Aslında şimdiye kadar Avrupa'nın keyfi yerindeydi.
Aslında şimdiye kadar Avrupa’nın keyfi yerindeydi. Doğru düzgün bir ordu besleyen ülke yok gibiydi. Güvenlikleri NATO’ya emanetti. İkinci Dünya Savaşı sonrası kurulan bu sistemle mutlu mesut yaşıyorlardı.
Dünyada olan bitenle de pek bir alakaları yoktu. Onlar için önemli olan “Toplumsal refahlarıydı”. Kokmuyor ve bulaşmıyorlardı anlayacağınız.
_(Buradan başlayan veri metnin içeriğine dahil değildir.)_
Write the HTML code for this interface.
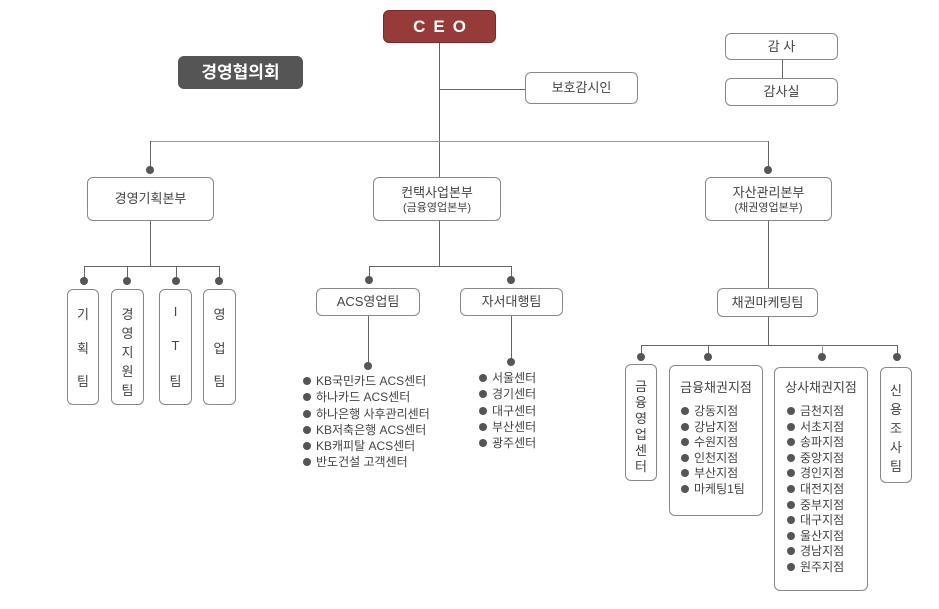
<!DOCTYPE html>
<html><head><meta charset="utf-8"><style>
body{margin:0;width:939px;height:609px;background:#fff;position:relative;overflow:hidden;font-family:"Liberation Sans","Noto Sans CJK KR","NanumGothic",sans-serif;color:#444}
.b{position:absolute;box-sizing:border-box;border:1px solid #888;border-radius:6px;background:#fff;text-align:center;font-size:13px;color:#444}
.l{position:absolute;background:#666}
.d{position:absolute;width:8px;height:8px;border-radius:50%;background:#555}
.v{display:flex;flex-direction:column;justify-content:space-between;align-items:center;padding:14px 0}
.list{position:absolute;font-size:12px;line-height:16.3px;color:#444;white-space:nowrap}
.list span{display:inline-block;width:8px;height:8px;border-radius:50%;background:#555;margin-right:5px;vertical-align:0}
</style></head><body>
<!-- lines -->
<div class="l" style="left:439px;top:43px;width:1px;height:135px"></div>
<div class="l" style="left:439px;top:89px;width:86px;height:1px"></div>
<div class="l" style="left:782px;top:60px;width:1px;height:18px"></div>
<div class="l" style="left:150px;top:141px;width:619px;height:1px;background:#999"></div>
<div class="l" style="left:150px;top:141px;width:1px;height:29px"></div>
<div class="l" style="left:768px;top:141px;width:1px;height:29px"></div>
<div class="d" style="left:146px;top:166px"></div>
<div class="d" style="left:764px;top:166px"></div>
<!-- left branch -->
<div class="l" style="left:150px;top:221px;width:1px;height:45px"></div>
<div class="l" style="left:84px;top:266px;width:136px;height:1px"></div>
<div class="l" style="left:84px;top:266px;width:1px;height:14px"></div>
<div class="l" style="left:127px;top:266px;width:1px;height:14px"></div>
<div class="l" style="left:176px;top:266px;width:1px;height:14px"></div>
<div class="l" style="left:219px;top:266px;width:1px;height:14px"></div>
<div class="d" style="left:80px;top:277px"></div>
<div class="d" style="left:123px;top:277px"></div>
<div class="d" style="left:172px;top:277px"></div>
<div class="d" style="left:215px;top:277px"></div>
<!-- center branch -->
<div class="l" style="left:439px;top:221px;width:1px;height:45px"></div>
<div class="l" style="left:369px;top:266px;width:143px;height:1px"></div>
<div class="l" style="left:369px;top:266px;width:1px;height:14px"></div>
<div class="l" style="left:511px;top:266px;width:1px;height:14px"></div>
<div class="d" style="left:365px;top:276px"></div>
<div class="d" style="left:507px;top:276px"></div>
<div class="l" style="left:368px;top:316px;width:1px;height:50px"></div>
<div class="l" style="left:511px;top:316px;width:1px;height:46px"></div>
<div class="d" style="left:364px;top:362px"></div>
<div class="d" style="left:507px;top:358px"></div>
<!-- right branch -->
<div class="l" style="left:768px;top:221px;width:1px;height:67px"></div>
<div class="l" style="left:768px;top:317px;width:1px;height:28px"></div>
<div class="l" style="left:641px;top:345px;width:257px;height:1px"></div>
<div class="l" style="left:641px;top:345px;width:1px;height:12px"></div>
<div class="l" style="left:708px;top:345px;width:1px;height:12px"></div>
<div class="l" style="left:822px;top:345px;width:1px;height:12px;background:#999"></div>
<div class="l" style="left:897px;top:345px;width:1px;height:12px"></div>
<div class="d" style="left:637px;top:353px"></div>
<div class="d" style="left:704px;top:353px"></div>
<div class="d" style="left:818px;top:353px"></div>
<div class="d" style="left:893px;top:353px"></div>
<!-- boxes -->
<div class="b" style="left:383px;top:10px;width:113px;height:33px;background:#963a3a;border-color:#7a2a2a;color:#fff;font-weight:bold;font-size:17px;line-height:31px;letter-spacing:8px;padding-left:8px">CEO</div>
<div class="b" style="left:178px;top:56px;width:125px;height:33px;background:#555;border-color:#555;color:#fff;font-weight:bold;font-size:17px;line-height:31px">경영협의회</div>
<div class="b" style="left:525px;top:72px;width:113px;height:32px;line-height:30px">보호감시인</div>
<div class="b" style="left:725px;top:33px;width:113px;height:27px;line-height:25px">감 사</div>
<div class="b" style="left:725px;top:78px;width:113px;height:28px;line-height:26px">감사실</div>
<div class="b" style="left:87px;top:177px;width:127px;height:44px;line-height:42px">경영기획본부</div>
<div class="b" style="left:373px;top:177px;width:128px;height:44px;padding-top:8px;line-height:14px">컨택사업본부<br><span style="font-size:11px">(금융영업본부)</span></div>
<div class="b" style="left:705px;top:177px;width:127px;height:44px;padding-top:8px;line-height:14px">자산관리본부<br><span style="font-size:11px">(채권영업본부)</span></div>
<div class="b v" style="left:67px;top:289px;width:32px;height:116px"><span>기</span><span>획</span><span>팀</span></div>
<div class="b v" style="left:111px;top:289px;width:33px;height:116px"><span>경</span><span>영</span><span>지</span><span>원</span><span>팀</span></div>
<div class="b v" style="left:159px;top:289px;width:33px;height:116px"><span>I</span><span>T</span><span>팀</span></div>
<div class="b v" style="left:203px;top:289px;width:33px;height:116px"><span>영</span><span>업</span><span>팀</span></div>
<div class="b" style="left:316px;top:288px;width:104px;height:28px;line-height:26px">ACS영업팀</div>
<div class="b" style="left:460px;top:288px;width:103px;height:28px;line-height:26px">자서대행팀</div>
<div class="b" style="left:717px;top:288px;width:101px;height:29px;line-height:27px">채권마케팅팀</div>
<div class="b" style="left:625px;top:364px;width:32px;height:117px;padding-top:14px;line-height:16px;font-size:13px">금<br>융<br>영<br>업<br>센<br>터</div>
<div class="b" style="left:669px;top:365px;width:94px;height:151px;padding-top:14px;line-height:16px">금융채권지점</div>
<div class="b" style="left:774px;top:367px;width:94px;height:224px;padding-top:12px;line-height:16px">상사채권지점</div>
<div class="b v" style="left:880px;top:367px;width:32px;height:116px;padding:12px 0"><span>신</span><span>용</span><span>조</span><span>사</span><span>팀</span></div>
<!-- lists -->
<div class="list" style="left:303px;top:373px"><span></span>KB국민카드 ACS센터<br><span></span>하나카드 ACS센터<br><span></span>하나은행 사후관리센터<br><span></span>KB저축은행 ACS센터<br><span></span>KB캐피탈 ACS센터<br><span></span>반도건설 고객센터</div>
<div class="list" style="left:479px;top:370px"><span></span>서울센터<br><span></span>경기센터<br><span></span>대구센터<br><span></span>부산센터<br><span></span>광주센터</div>
<div class="list" style="left:681px;top:404px;line-height:15.5px"><span></span>강동지점<br><span></span>강남지점<br><span></span>수원지점<br><span></span>인천지점<br><span></span>부산지점<br><span></span>마케팅1팀</div>
<div class="list" style="left:787px;top:404px;line-height:15.6px"><span></span>금천지점<br><span></span>서초지점<br><span></span>송파지점<br><span></span>중앙지점<br><span></span>경인지점<br><span></span>대전지점<br><span></span>중부지점<br><span></span>대구지점<br><span></span>울산지점<br><span></span>경남지점<br><span></span>원주지점</div>
</body></html>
Amerika sistemini kurmuştu. Askeri üsler, nükleer silahlar, bombardıman filoları falan filan. Eh güneyinde de “Asker deposu” Türkiye var. Daha ne olsun.
Avrupa Birliği’nin kurulup serpilmesi ile birlikte bu kadar ülkenin ortak bir savunma anlaşması olması gerektiği konuşulur oldu. Oldu da bir sonuca varamadı bir türlü. Çünkü İngiltere bu işe sıcak bakmıyordu. Gerekçesi ise basitti: “NATO var. Başkasına ihtiyaç yok. “
İngiltere, Birlik’ten ayrılma görüşmelerine başlayınca kimi Avrupa ülkelerinin iştahı yeniden kabardı. Çünkü Başkan Trump artık Amerika’nın bu kadar çok yükü kaldırmak istemediğini söylüyordu. Yani para istiyordu. Ancak göz ardı ettiği şey, Amerika bu katkıyı sadece babasının hayrına yapmadığıydı. Çünkü NATO’nun patronu olmak veya patronu gibi davranmanın da bir bedeli vardı.
Hal böyle olunca AB ülkeleri bir “Daralır” gibi oldu. Ve 70 yılın ardından ilk kez kendi aralarında bir savunma anlaşmasına imza attı. Anlaşmayı 23 ülke imzaladı. Ortaya konan para ise 5 milyar Avro. Bu para ile silah alınacak, “Operasyon” yapılacak.
Böylece de belki AB’nin Amerika’ya bağımlılığı azalacak, belki de bir iki konuda bir şeyler söylemeye hakları olacak.
Amerikalılar bu konuda en azından açıktan bir tavır almadı. Hatta destekler durumda gözüktü.
Peki şimdi gelelim hassas noktaya. Türkiye bu Avrupa Birliği Ordusu’nun neresinde? Anlaşıldığı kadarıyla içinde biz yokuz. Bu noktadan hareketle, “Eğer hem AB Ordusu hem NATO üyesi bir ülke, bir Avrupa operasyonu sırasında saldırıya uğrar veya savaşa girerse, biz de girmiş sayılacak mıyız? Aradaki fark nasıl anlaşılacak?